Nostalgia is a very funny feeling. It makes you miss all those intricately small details which you'd hardly remember otherwise. Last night, I was unwinding after an incredibly hard day at work and, my favourite music was playing in the background. As I felt myself relax, I looked around me at the intimately familiar room with its cramped comfort.Tomorrow would usher in the occasion of Eid but on a casual glance, no would tell that it is the eve of a festival. I could feel the walls closing in around me. The air had a quality of limpness which I'd never experienced before. The unnatural quietness was unnerving and I could hear the sounds of the television screeching its way to my tired ears. There was nothing out of the ordinary - no hurried hustle or the peaceful calm or the peals of laughter which ricochet seamlessly around the house, lighting up the ambiance with their joyous ring. I scarcely realized it but I was crying - for the gloom had penetrated deep into my core.

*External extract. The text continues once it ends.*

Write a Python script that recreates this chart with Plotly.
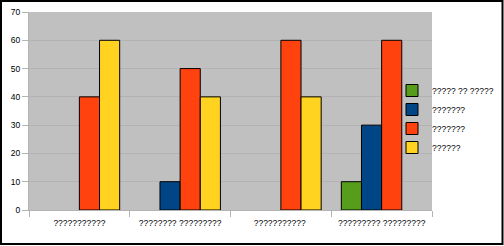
import plotly.graph_objects as go

categories = ["???????????", "???????? ?????????", "??????????? ", "????????? ?????????"]
series_names = ["????? ?? ?????", "???????", "??????? ", "??????"]
s1 = [None, None, None, 10]
s2 = [None, 10, None, 30]
s3 = [40, 50, 60, 60]
s4 = [60, 40, 40, None]
colors = ["#579D1C", "#004586", "#FF420E", "#FFD320"]

W, H = 504, 246
ml, mr, mt, mb = 29, 72, 12, 36
pw, ph = W - ml - mr, H - mt - mb

fig = go.Figure()
for name, vals, c in zip(series_names, [s1, s2, s3, s4], colors):
    fig.add_trace(go.Bar(x=categories, y=vals, name=name,
                         marker=dict(color=c, line=dict(color="black", width=1))))

def px_x(p):
    return (p - ml) / pw

def px_y(p):
    return 1 - (p - mt) / ph

font = dict(family="Liberation Sans, Arial, sans-serif", size=8.5, color="black")

fig.update_layout(
    width=W, height=H,
    margin=dict(l=ml, r=mr, t=mt, b=mb, autoexpand=False),
    paper_bgcolor="white", plot_bgcolor="#C0C0C0",
    barmode="group", bargap=0.2, bargroupgap=0,
    font=font,
    showlegend=True,
    legend=dict(x=px_x(392), y=px_y(119), xanchor="left", yanchor="middle",
                bgcolor="rgba(0,0,0,0)", font=dict(size=8.5),
                tracegroupgap=0, itemwidth=30),
    xaxis=dict(type="category", tickson="boundaries", ticks="outside", ticklen=6,
               tickcolor="#b3b3b3", showgrid=False, showline=True, linecolor="#b3b3b3",
               linewidth=1, tickfont=font, ticklabelstandoff=5, automargin=False),
    yaxis=dict(range=[0, 70], dtick=10, ticks="outside", ticklen=6, tickcolor="#b3b3b3",
               showgrid=True, gridcolor="#b3b3b3", gridwidth=1, showline=True,
               linecolor="#b3b3b3", zeroline=False, tickfont=font, automargin=False),
    shapes=[dict(type="rect", xref="paper", yref="paper",
                 x0=px_x(1), x1=px_x(502.5), y0=px_y(1), y1=px_y(244),
                 line=dict(color="black", width=2), fillcolor="rgba(0,0,0,0)", layer="above")],
)

fig.write_html("out.html")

The next morning, I fondly observed all those rituals which add meaning to my festival, though one of it was conspicuous by its absence. I didn't know why this would bother me but for some inexplicable reason it did. And, some people do have a gift of putting anyone (especially me) in a bad mood with their pathetically egoistic rudeness. Simply put, not a great start to the day. In despair, I turned to the paperback copy of 'The Adventures of Sherlock Holmes' (one of my treasured possessions) to prevent any more attacks on my already bruised mood.

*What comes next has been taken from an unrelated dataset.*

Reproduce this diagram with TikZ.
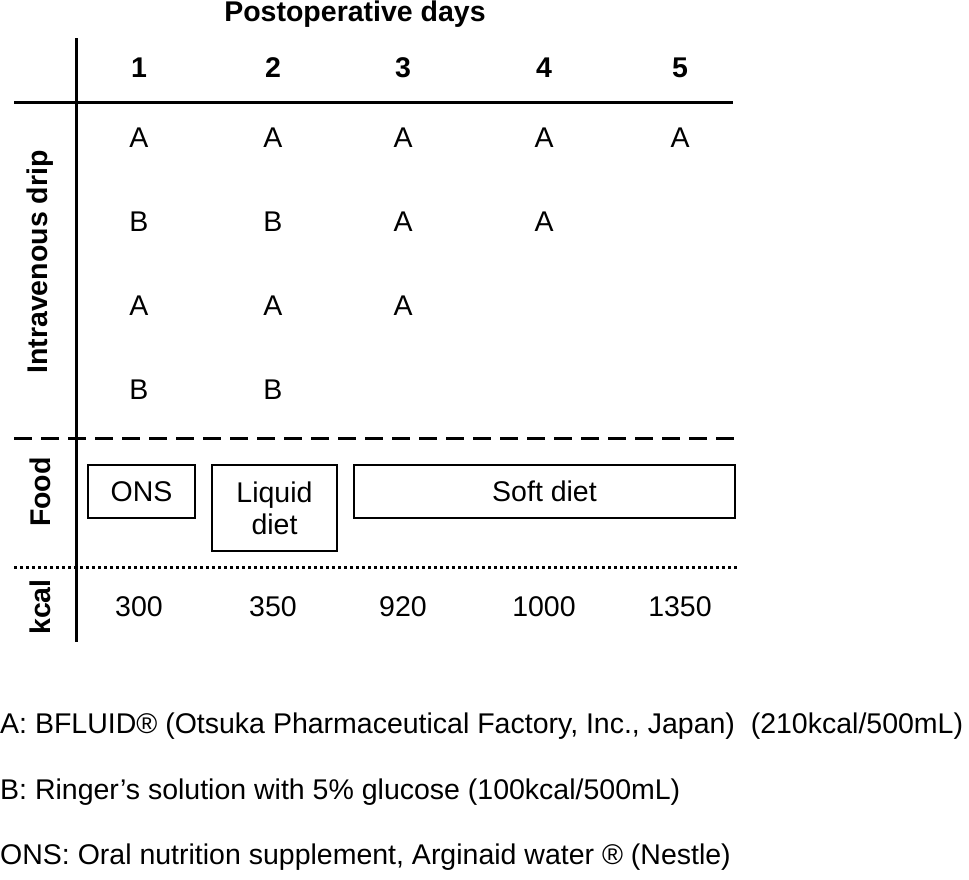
\documentclass[tikz,border=0pt]{standalone}
\usepackage{fontspec}
\setmainfont{Liberation Sans}
\begin{document}
\begin{tikzpicture}[x=1pt,y=-1pt,
  txt/.style={font=\fontsize{28.5}{32}\selectfont, inner sep=0},
  hdr/.style={font=\fontsize{28.5}{32}\selectfont\bfseries, inner sep=0},
  box/.style={draw, line width=1.3pt},
  rule/.style={line width=3pt}]
\useasboundingbox (0,0) rectangle (969,879);
\node[hdr] (title) at (355,14) {Postoperative days};
\coordinate (vt) at (76,38); \coordinate (vb) at (76,642);
\draw[rule] (vt) -- (vb);
\coordinate (h1) at (14,102); \coordinate (h2) at (733,102);
\draw[rule] (h1) -- (h2);
\foreach \x/\d in {139/1,273/2,403/3,544/4,680/5} \node[hdr] (d\d) at (\x,68) {\d};
\foreach \x/\y/\t/\n in {139/138/A/a1,273/138/A/a2,403/138/A/a3,544/138/A/a4,680/138/A/a5,
  139/222/B/b1,273/222/B/b2,403/222/A/b3,544/222/A/b4,
  139/306/A/c1,273/306/A/c2,403/306/A/c3,
  139/390/B/e1,273/390/B/e2}
  \node[txt] (\n) at (\x,\y) {\t};
\coordinate (ds1) at (14,438); \coordinate (ds2) at (737,438);
\draw[rule, dash pattern=on 18pt off 9pt] (ds1) -- (ds2);
\node[box, txt, minimum width=107, minimum height=53] (ons) at (141.5,491.5) {ONS};
\node[box, txt, minimum width=125, minimum height=86, align=center] (liq) at (274.5,508) {Liquid\\diet};
\node[box, txt, minimum width=381, minimum height=53] (soft) at (544.5,491.5) {Soft diet};
\coordinate (dt1) at (14,567); \coordinate (dt2) at (737,567);
\draw[line width=3pt, dash pattern=on 3pt off 3pt] (dt1) -- (dt2);
\foreach \x/\k in {139/300,273/350,403/920,544/1000,680/1350} \node[txt] (k\k) at (\x,607) {\k};
\node[hdr, rotate=90] (iv) at (40,262) {Intravenous drip};
\node[hdr, rotate=90] (food) at (40,492) {Food};
\node[hdr, rotate=90] (kc) at (40,607) {kcal};
\node[txt, anchor=west] (fa) at (0,726) {A: BFLUID® (Otsuka Pharmaceutical Factory, Inc., Japan)\ \ (210kcal/500mL)};
\node[txt, anchor=west] (fb) at (0,792) {B: Ringer\symbol{39}s solution with 5\% glucose (100kcal/500mL)};
\node[txt, anchor=west] (fc) at (0,857) {ONS: Oral nutrition supplement, Arginaid water ® (Nestle)};
\end{tikzpicture}
\end{document}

Sam, my best friend who incidentally happens to be my favourite cousin chooses to call me up. I don't know how but he intuitively reaches out to me each time, especially in that critical moment when my emotions nose dive into the dark abyss. After exchanging the festive wishes, we indulged in the usual conversation about plans for the day and so on. When the call ended, I was feeling much better! Sam always has that effect on me and I desperately wished that I could meet him right away!
Now, Sam and I are quite close despite the numerous family disputes between us. Simply because, we have that deep connection which is stronger than a million other peccadilloes. At any given moment, Sam can understand how I feel and translate those emotion into words - this reaction is quite mutual. I like his gentle firmness and respect his pragmatic judgment. But most importantly, I value him for his individuality and in my eyes, he is the best!
Thirty minutes later, I heard the doorbell ring. My mother announced that one of my cousins is at the door (a custom followed over the years). I thought it was Sam's eldest brother who usually makes it a point to visit us every festive occasion. Reluctantly, I put the book down and made my way to the hall for a round of smile-and-greet courtesies. I got the shock of my life when I found Sam seated on the sofa with a sheepish grin. I couldn't stop smiling! After our brief and formal interaction, he called up to inquire if I had liked his "surprise". Liked? I was ecstatic! Sam and I are mirror images of each other but tinted with our special yet unique shades.
As I go back in time, to those childhood days of unending bliss dotted with naughty antics and innocence, Sam and I would always play together and were as thick as thieves. I try to be there for him each time he needs me. When he says that I mean a lot in his life, it rings as the best compliment ever. During the rough patches of life, I'd crib that there's no one to take the burdens off my shoulder and let me rest for a while. But, when I look back, Sam had stood silently behind me, taking the heavy load off my weary shoulders while putting the smile back on my face as I get ready to face the next battle on life's bumpy terrain.